_CHALLENGE_
Write out the complete material exactly as it stands.

□ □ □ □ □

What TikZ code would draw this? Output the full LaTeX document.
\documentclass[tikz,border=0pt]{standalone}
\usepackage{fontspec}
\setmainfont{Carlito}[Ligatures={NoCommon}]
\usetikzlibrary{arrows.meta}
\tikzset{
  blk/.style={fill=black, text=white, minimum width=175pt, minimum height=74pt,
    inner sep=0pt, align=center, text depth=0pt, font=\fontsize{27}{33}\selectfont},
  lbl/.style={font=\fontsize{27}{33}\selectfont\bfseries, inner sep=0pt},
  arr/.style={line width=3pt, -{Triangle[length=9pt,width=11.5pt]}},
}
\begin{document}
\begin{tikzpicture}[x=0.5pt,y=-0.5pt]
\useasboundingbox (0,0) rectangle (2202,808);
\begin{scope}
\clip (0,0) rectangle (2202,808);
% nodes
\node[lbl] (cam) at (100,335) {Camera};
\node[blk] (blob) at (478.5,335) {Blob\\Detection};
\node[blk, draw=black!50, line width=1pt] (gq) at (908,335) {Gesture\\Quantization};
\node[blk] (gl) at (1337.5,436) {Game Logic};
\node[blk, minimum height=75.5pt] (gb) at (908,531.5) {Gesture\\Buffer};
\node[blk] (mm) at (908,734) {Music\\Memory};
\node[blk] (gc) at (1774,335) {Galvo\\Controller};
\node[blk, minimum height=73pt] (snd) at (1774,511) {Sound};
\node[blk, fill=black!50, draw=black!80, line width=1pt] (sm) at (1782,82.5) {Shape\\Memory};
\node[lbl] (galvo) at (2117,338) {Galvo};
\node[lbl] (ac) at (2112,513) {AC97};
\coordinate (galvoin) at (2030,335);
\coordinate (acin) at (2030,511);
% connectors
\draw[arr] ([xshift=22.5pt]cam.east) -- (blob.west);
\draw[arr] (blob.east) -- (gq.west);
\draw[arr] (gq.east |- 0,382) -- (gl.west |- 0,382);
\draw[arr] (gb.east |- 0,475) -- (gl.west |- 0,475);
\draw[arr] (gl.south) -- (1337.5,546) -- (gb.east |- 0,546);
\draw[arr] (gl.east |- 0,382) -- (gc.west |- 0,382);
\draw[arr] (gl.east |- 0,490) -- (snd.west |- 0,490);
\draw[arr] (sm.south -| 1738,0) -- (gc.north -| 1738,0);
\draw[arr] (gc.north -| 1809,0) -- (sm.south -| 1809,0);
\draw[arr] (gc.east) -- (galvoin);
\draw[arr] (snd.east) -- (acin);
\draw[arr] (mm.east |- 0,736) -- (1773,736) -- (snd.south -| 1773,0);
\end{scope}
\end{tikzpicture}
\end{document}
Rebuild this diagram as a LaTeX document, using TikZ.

□ □ □ □ □

_WRITTEN RESPONSE_
What TikZ code would draw this? Output the full LaTeX document.
\documentclass[tikz,border=0pt]{standalone}
\usepackage{fontspec}
\setmainfont{Carlito}[Ligatures={NoCommon}]
\usetikzlibrary{arrows.meta}
\tikzset{
  blk/.style={fill=black, text=white, minimum width=175pt, minimum height=74pt,
    inner sep=0pt, align=center, text depth=0pt, font=\fontsize{27}{33}\selectfont},
  lbl/.style={font=\fontsize{27}{33}\selectfont\bfseries, inner sep=0pt},
  arr/.style={line width=3pt, -{Triangle[length=9pt,width=11.5pt]}},
}
\begin{document}
\begin{tikzpicture}[x=0.5pt,y=-0.5pt]
\useasboundingbox (0,0) rectangle (2202,808);
\begin{scope}
\clip (0,0) rectangle (2202,808);
% nodes
\node[lbl] (cam) at (100,335) {Camera};
\node[blk] (blob) at (478.5,335) {Blob\\Detection};
\node[blk, draw=black!50, line width=1pt] (gq) at (908,335) {Gesture\\Quantization};
\node[blk] (gl) at (1337.5,436) {Game Logic};
\node[blk, minimum height=75.5pt] (gb) at (908,531.5) {Gesture\\Buffer};
\node[blk] (mm) at (908,734) {Music\\Memory};
\node[blk] (gc) at (1774,335) {Galvo\\Controller};
\node[blk, minimum height=73pt] (snd) at (1774,511) {Sound};
\node[blk, fill=black!50, draw=black!80, line width=1pt] (sm) at (1782,82.5) {Shape\\Memory};
\node[lbl] (galvo) at (2117,338) {Galvo};
\node[lbl] (ac) at (2112,513) {AC97};
\coordinate (galvoin) at (2030,335);
\coordinate (acin) at (2030,511);
% connectors
\draw[arr] ([xshift=22.5pt]cam.east) -- (blob.west);
\draw[arr] (blob.east) -- (gq.west);
\draw[arr] (gq.east |- 0,382) -- (gl.west |- 0,382);
\draw[arr] (gb.east |- 0,475) -- (gl.west |- 0,475);
\draw[arr] (gl.south) -- (1337.5,546) -- (gb.east |- 0,546);
\draw[arr] (gl.east |- 0,382) -- (gc.west |- 0,382);
\draw[arr] (gl.east |- 0,490) -- (snd.west |- 0,490);
\draw[arr] (sm.south -| 1738,0) -- (gc.north -| 1738,0);
\draw[arr] (gc.north -| 1809,0) -- (sm.south -| 1809,0);
\draw[arr] (gc.east) -- (galvoin);
\draw[arr] (snd.east) -- (acin);
\draw[arr] (mm.east |- 0,736) -- (1773,736) -- (snd.south -| 1773,0);
\end{scope}
\end{tikzpicture}
\end{document}
Rebuild this diagram as a LaTeX document, using TikZ.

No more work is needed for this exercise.